THE CHEESE ROUTE
Formaj: this tasty, simple cows’ milk cheese produced throughout the Belluno area in the same way and yet with characteristics which differ from one zone to another, is almost always unassumingly referred to simply as malga (mountain hut) or latteria (dairy) cheese. Some varieties are low-fat, others semi-fat; some are eaten fresh, others mature or extra-mature, and locally cheese is often sliced with a large knife directly on a cheese board on the dining table, where visitors will be enraptured by the delicious smell and taste of herbs and hay, milk and moss, and the elderly local folk will be transported back to the days when cheese was all they had on the table, together with wine and polenta....... formaj is produced in small, but quality-guaranteed, amounts throughout the Belluno, Feltre, Agordo, Alpago, Cadore and Comelico areas, and visitors can sample the various excellent varieties along the Cheese Route of the Belluno Dolomites, a recently-marked out itinerary along which you can discover a series of authentic, traditional local culinary delights.
In Belluno cheese is traditionally made from milk from carefully-selected cows fed on grass and hay from the fields and mountains in the area. Local cheeses are made in the cooperative dairies and the little latterie turnarie (“rotational dairies” - traditionally the local families took it in turns to make the cheese for the villagers) and can be purchased directly from the dairy or in the local shops; by tradition - or for marketing reasons - each variety is given a name which indicates the type of cheese and/or the area it comes from. So in the north of the Agordino area you can find the characteristic Fodom (from the Ladin name of Livinallongo) and the rare, full-fat, piquant Renaz; in Comelico and in Sappada, the local Latteria cheese; in Alpago, Casalingo di Spert; in the Valbelluna and in the Feltrino area, Nevegal, Zumelle, Cesio, Busche and the sublime Piave Stravecchio, a delicious hard cheese which melts in the mouth like a sweet, undoubtedly one of the most prestigious Italian cheeses to accompany polenta. In the mountain huts on the high-altitude summer pastures on Monte Grappa, in the Feltrino area, the dairy herdsmen still produce ancient cheeses with a dry, intense flavour, such as Morlacco and Bastardo. Another typical variety, exclusive to theprovince of Belluno, is schiz, a cheese produced straight from the curd of the milk, unsalted, white in colour and elastic in consistency, with a lovely, milky flavour. It must be eaten as fresh as possible, sliced and browned in the frying pan with butter and salt until a delicious golden crust forms, indicating that the cheese is ready to be enjoyed served hot with polenta.

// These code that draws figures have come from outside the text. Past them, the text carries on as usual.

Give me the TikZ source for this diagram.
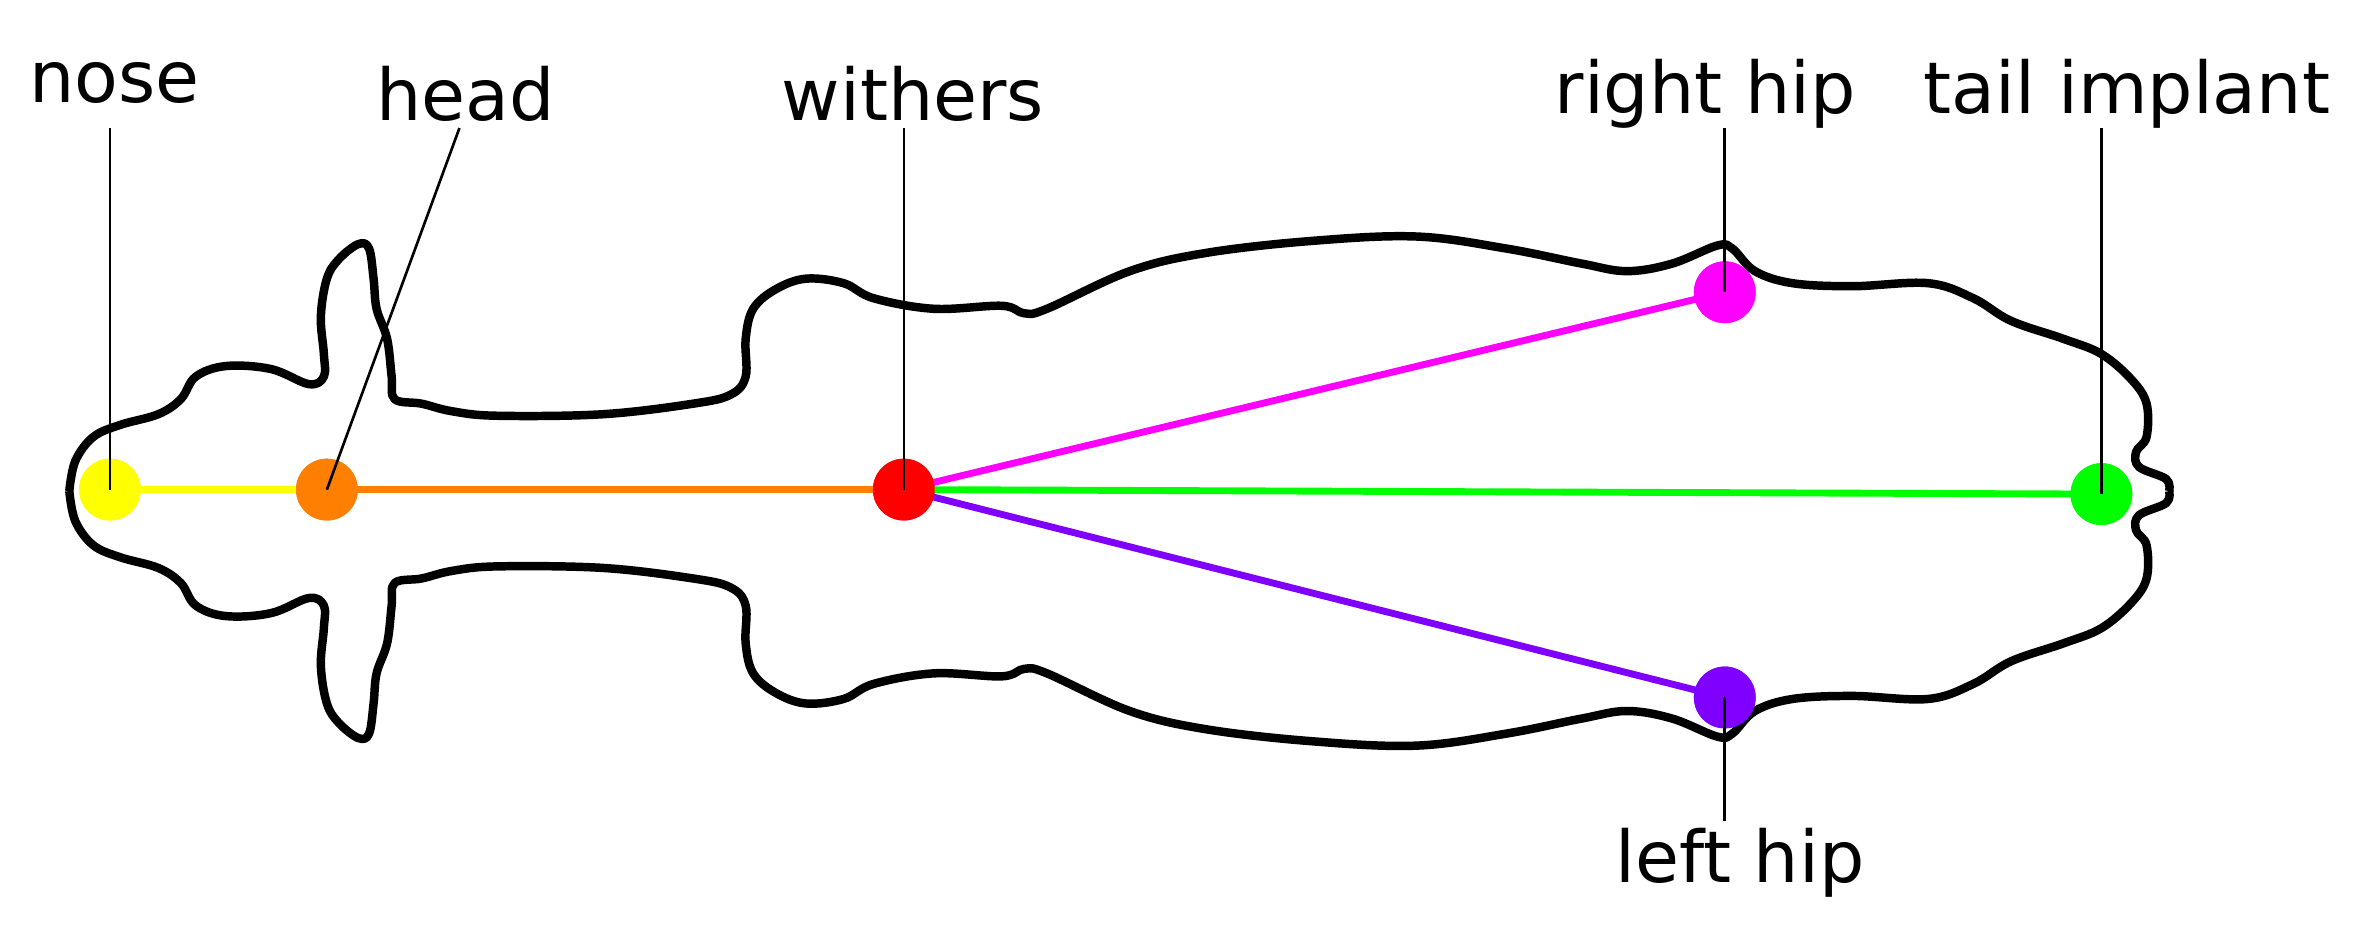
\documentclass[tikz,border=0pt]{standalone}
\usepackage{fontspec}
\setmainfont{DejaVu Sans}
\definecolor{corange}{RGB}{255,128,0}
\definecolor{cviolet}{RGB}{128,0,255}
\definecolor{cmag}{RGB}{255,0,255}
\definecolor{cyel}{RGB}{255,255,0}
\definecolor{cgreen}{RGB}{0,255,0}
\definecolor{cred}{RGB}{255,0,0}
\begin{document}
\begin{tikzpicture}[x=0.1mm,y=-0.1mm,
  dot/.style={circle,inner sep=0pt,minimum size=4.1mm},
  lab/.style={font=\fontsize{13.5}{16}\selectfont,inner sep=0pt},
  lead/.style={line width=0.5pt},
  seg/.style={line width=1.3pt},
  outline/.style={line width=1.6pt,line join=round}]
\useasboundingbox (0,0) rectangle (1568,620);
\def\half{(46,0) (50,-20) (62,-36) (80,-44) (105,-51) (120,-61) (130,-76) (150,-83) (180,-81) (205,-71) (215,-76) (215,-91) (213,-116) (217,-141) (225,-154) (238,-164) (245,-161) (248,-141) (250,-121) (257,-101) (260,-76) (262,-61) (280,-58) (300,-53) (330,-50) (400,-51) (460,-58) (485,-64) (495,-76) (495,-101) (500,-121) (515,-134) (535,-141) (560,-138) (580,-128) (620,-121) (665,-123) (680,-118) (695,-121) (750,-146) (800,-158) (870,-166) (940,-169) (1000,-161) (1050,-151) (1080,-146) (1110,-151) (1140,-163) (1150,-161) (1165,-146) (1190,-138) (1230,-136) (1280,-138) (1310,-128) (1335,-113) (1370,-101) (1395,-91) (1415,-74) (1425,-58) (1425,-36) (1418,-26) (1420,-16) (1438,-8) (1440,0)}
\begin{scope}[yshift=-32.6mm]
\draw[outline] plot[smooth,tension=0.6] coordinates {\half};
\end{scope}
\begin{scope}[yshift=-32.6mm,yscale=-1]
\draw[outline] plot[smooth,tension=0.6] coordinates {\half};
\end{scope}
\node[dot,fill=cyel] (nose) at (73,325) {};
\node[dot,fill=corange] (head) at (217,325) {};
\node[dot,fill=cred] (withers) at (600,325) {};
\node[dot,fill=cmag] (rhip) at (1145,194) {};
\node[dot,fill=cviolet] (lhip) at (1145,463) {};
\node[dot,fill=cgreen] (tail) at (1395,328) {};
\draw[seg,cyel] (nose.center) -- (head.center);
\draw[seg,corange] (head.center) -- (withers.center);
\draw[seg,cmag] (withers.center) -- (rhip.center);
\draw[seg,cviolet] (withers.center) -- (lhip.center);
\draw[seg,cgreen] (withers.center) -- (tail.center);
\node[dot,fill=cyel] at (nose) {};
\node[dot,fill=corange] at (head) {};
\node[dot,fill=cred] at (withers) {};
\node[dot,fill=cmag] at (rhip) {};
\node[dot,fill=cviolet] at (lhip) {};
\node[dot,fill=cgreen] at (tail) {};
\node[lab] (lnose) at (76,55) {nose};
\node[lab] (lhead) at (309,62) {head};
\node[lab] (lwith) at (606,62) {withers};
\node[lab] (lrh) at (1132,62) {right hip};
\node[lab] (ltail) at (1412,62) {tail implant};
\node[lab] (llh) at (1155,573) {left hip};
\coordinate (a1) at (73,85); \coordinate (a2) at (305,85); \coordinate (a3) at (600,85);
\coordinate (a4) at (1145,85); \coordinate (a5) at (1395,85); \coordinate (a6) at (1145,545);
\draw[lead] (a1) -- (nose.center);
\draw[lead] (a2) -- (head.center);
\draw[lead] (a3) -- (withers.center);
\draw[lead] (a4) -- (rhip.center);
\draw[lead] (a5) -- (tail.center);
\draw[lead] (a6) -- (lhip.center);
\end{tikzpicture}
\end{document}
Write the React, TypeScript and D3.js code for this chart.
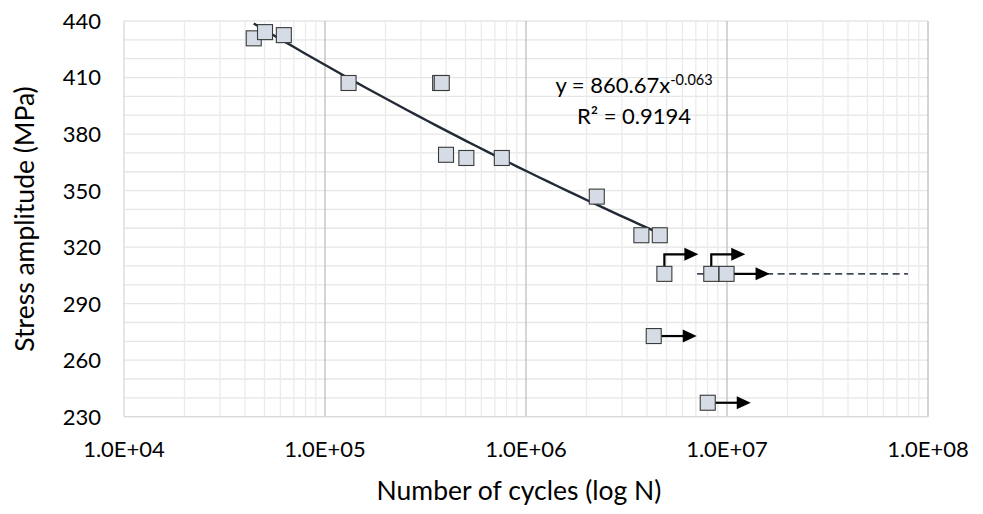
import React, { useEffect, useRef } from "react";
import * as d3 from "d3";

// failed specimens (used for the power fit)
const failedCycles = [4.42e4, 5.03e4, 6.24e4, 1.31e5, 3.74e5, 3.81e5, 4.0e5, 5.05e5, 7.58e5, 2.25e6, 3.75e6, 4.63e6];
const failedStress = [430.8, 434.1, 432.5, 407.1, 407.1, 407.1, 369.0, 367.3, 367.3, 346.8, 326.3, 326.3];

// run-outs (no failure), drawn with an arrow
const runoutCycles = [4.88e6, 8.35e6, 9.95e6, 4.32e6, 8.02e6];
const runoutStress = [305.8, 305.8, 305.8, 272.8, 237.4];
const runoutArrow = ["bent", "bent", "straight", "straight", "straight"];

// endurance limit line
const enduranceCycles = [7.1e6, 7.95e7];
const enduranceStress = 305.8;

// power trend y = a * x^b
const fitA = 860.67;
const fitB = -0.063;
const fitR2 = "0.9194";

const xTicks = [1e4, 1e5, 1e6, 1e7, 1e8];
const yTicks = [230, 260, 290, 320, 350, 380, 410, 440];

const W = 983;
const H = 514;
const FONT = "Lato, 'Open Sans', sans-serif";

const fmtExp = (v: number) => {
  const e = Math.round(Math.log10(v));
  return `1.0E+${String(e).padStart(2, "0")}`;
};

export default function App() {
  const ref = useRef<SVGSVGElement>(null);

  useEffect(() => {
    const svg = d3.select(ref.current);
    svg.selectAll("*").remove();

    const x = d3.scaleLog().domain([1e4, 1e8]).range([124, 928]);
    const y = d3.scaleLinear().domain([230, 440]).range([416.7, 21]);

    const grid = svg.append("g");
    // horizontal grid every 10 MPa
    grid
      .selectAll("line.h")
      .data(d3.range(230, 441, 10))
      .enter()
      .append("line")
      .attr("x1", x(1e4))
      .attr("x2", x(1e8))
      .attr("y1", (d) => y(d))
      .attr("y2", (d) => y(d))
      .attr("stroke", "#e6e6e6")
      .attr("stroke-width", 1.3);

    // minor vertical lines 2..9 per decade
    const minor: number[] = [];
    for (let e = 4; e < 8; e++) for (let m = 2; m <= 9; m++) minor.push(m * Math.pow(10, e));
    grid
      .selectAll("line.vm")
      .data(minor)
      .enter()
      .append("line")
      .attr("x1", (d) => x(d))
      .attr("x2", (d) => x(d))
      .attr("y1", y(230))
      .attr("y2", y(440))
      .attr("stroke", "#ebebeb")
      .attr("stroke-width", 1.3);

    grid
      .selectAll("line.v")
      .data(xTicks)
      .enter()
      .append("line")
      .attr("x1", (d) => x(d))
      .attr("x2", (d) => x(d))
      .attr("y1", y(230))
      .attr("y2", y(440))
      .attr("stroke", (d) => (d === 1e4 ? "#d9d9d9" : "#bfbfbf"))
      .attr("stroke-width", 1.3);

    // bottom axis line
    grid
      .append("line")
      .attr("x1", x(1e4))
      .attr("x2", x(1e8))
      .attr("y1", y(230))
      .attr("y2", y(230))
      .attr("stroke", "#d9d9d9")
      .attr("stroke-width", 1.3);

    // tick labels
    svg
      .append("g")
      .selectAll("text")
      .data(yTicks)
      .enter()
      .append("text")
      .attr("x", 101)
      .attr("y", (d) => y(d))
      .attr("dy", "0.36em")
      .attr("text-anchor", "end")
      .attr("font-family", FONT)
      .attr("font-size", 22)
      .attr("fill", "#000")
      .text((d) => d);

    svg
      .append("g")
      .selectAll("text")
      .data(xTicks)
      .enter()
      .append("text")
      .attr("x", (d) => x(d))
      .attr("y", 457)
      .attr("text-anchor", "middle")
      .attr("font-family", FONT)
      .attr("font-size", 22)
      .attr("fill", "#000")
      .text(fmtExp);

    // axis titles
    svg
      .append("text")
      .attr("x", 519)
      .attr("y", 500)
      .attr("text-anchor", "middle")
      .attr("font-family", FONT)
      .attr("font-size", 26.5)
      .attr("fill", "#000")
      .text("Number of cycles (log N)");

    svg
      .append("text")
      .attr("transform", "translate(34,219) rotate(-90)")
      .attr("text-anchor", "middle")
      .attr("font-family", FONT)
      .attr("font-size", 26.5)
      .attr("fill", "#000")
      .text("Stress amplitude (MPa)");

    // endurance dashed line
    svg
      .append("line")
      .attr("x1", x(enduranceCycles[0]))
      .attr("x2", x(enduranceCycles[1]))
      .attr("y1", y(enduranceStress))
      .attr("y2", y(enduranceStress))
      .attr("stroke", "#404a57")
      .attr("stroke-width", 1.6)
      .attr("stroke-dasharray", "7,4.5");

    // trend line
    const [n0, n1] = d3.extent(failedCycles) as [number, number];
    const fitPts = d3.range(0, 41).map((i) => {
      const n = Math.pow(10, Math.log10(n0) + (i / 40) * (Math.log10(n1) - Math.log10(n0)));
      return [n, fitA * Math.pow(n, fitB)] as [number, number];
    });
    svg
      .append("path")
      .attr(
        "d",
        d3
          .line<[number, number]>()
          .x((d) => x(d[0]))
          .y((d) => y(d[1]))(fitPts)
      )
      .attr("fill", "none")
      .attr("stroke", "#222a35")
      .attr("stroke-width", 2.4);

    // arrows for run-outs
    const half = 7.5;
    const arrows = svg.append("g");
    const head = (tx: number, ty: number) =>
      arrows
        .append("path")
        .attr("d", `M${tx},${ty} L${tx - 14},${ty - 6.5} L${tx - 14},${ty + 6.5} Z`)
        .attr("fill", "#000");
    runoutCycles.forEach((n, i) => {
      const cx = x(n);
      const cy = y(runoutStress[i]);
      if (runoutArrow[i] === "bent") {
        const top = cy - 19.5;
        const tip = cx + 34;
        arrows
          .append("path")
          .attr("d", `M${cx},${cy - half} L${cx},${top} L${tip - 12},${top}`)
          .attr("fill", "none")
          .attr("stroke", "#000")
          .attr("stroke-width", 2.2);
        head(tip, top);
      } else {
        const tip = cx + 43;
        arrows
          .append("line")
          .attr("x1", cx + half)
          .attr("x2", tip - 12)
          .attr("y1", cy)
          .attr("y2", cy)
          .attr("stroke", "#000")
          .attr("stroke-width", 2.2);
        head(tip, cy);
      }
    });

    // markers
    const pts = failedCycles
      .map((n, i) => [n, failedStress[i]])
      .concat(runoutCycles.map((n, i) => [n, runoutStress[i]]));
    svg
      .append("g")
      .selectAll("rect")
      .data(pts)
      .enter()
      .append("rect")
      .attr("x", (d) => x(d[0]) - half)
      .attr("y", (d) => y(d[1]) - half)
      .attr("width", half * 2)
      .attr("height", half * 2)
      .attr("fill", "#d6dce5")
      .attr("stroke", "#3a3a3a")
      .attr("stroke-width", 1.1);

    // equation label
    const eq = svg
      .append("text")
      .attr("x", 634)
      .attr("y", 93)
      .attr("text-anchor", "middle")
      .attr("font-family", FONT)
      .attr("font-size", 22)
      .attr("fill", "#000");
    eq.append("tspan").text(`y = ${fitA}x`);
    eq.append("tspan").attr("dy", -8).attr("font-size", 14.5).text(`${fitB}`);

    svg
      .append("text")
      .attr("x", 634)
      .attr("y", 124)
      .attr("text-anchor", "middle")
      .attr("font-family", FONT)
      .attr("font-size", 22)
      .attr("fill", "#000")
      .text(`R² = ${fitR2}`);
  }, []);

  return (
    <svg
      ref={ref}
      width={W}
      height={H}
      style={{ position: "absolute", left: 0, top: 0, background: "#fff" }}
    ></svg>
  );
}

Even the humble ricotta, made with the whey of the milk, is today being re-discovered and re-valued. It can be eaten fresh as a light snack or a simple starter, or dried and smoked and then grated over gnocchi and casunziei (a typical local type of filled pasta). In the Cadore and Agordino areas, lasagnetes are traditionally seasoned with melted butter and smoked ricotta, or with spersada (a rare type of soured, fermented ricotta with an extremely strong, intense flavour) or trido (smoked ricotta and mature cheese grated together, mixed with poppy seeds).
In the Comelico area you can still find zigar (not to be confused with the piquant zigher cheese produced in the Livinallongo area), a fresh variety of ricotta mixed with chives and then dried.
For the last few decades in the Cansiglio area in Alpago, high quality cheese has been made using milk from selected breeds of cows. In the 1990s, the dairies in the area began producing prestigious organic cheeses, in addition to the typical local varieties of cheese and ricotta. Highly recommended with polenta and potatoes is Cansiglio stagionato mature cheese or smoked ricotta, grated over a dish of potato or pumpkin gnocchi. The agricultural sector is proving to be effective at protecting and conserving the mountain environment, because it is positive for both nature and the development of the local economy.
for the curious...
Milk and dairy products used to be more widely consumed in the mountain areas (Zoldo, Agordo, Cadore) than in the Valbelluna and the Feltrino, because in the north of the province smallholders used to keep one or two of their own cows, while the sharecropping system was more common in the south, and because there were more cooperative dairies in the mountain areas, which used to collect milk from their members and then give it back to them in the shape of butter, cheese and ricotta. The first dairy cooperative in
Canale d’Agordo. One of the finest dairy products in Belluno was butter: most of the top quality variety, made entirely from the cream of the milk, was sold to local shops.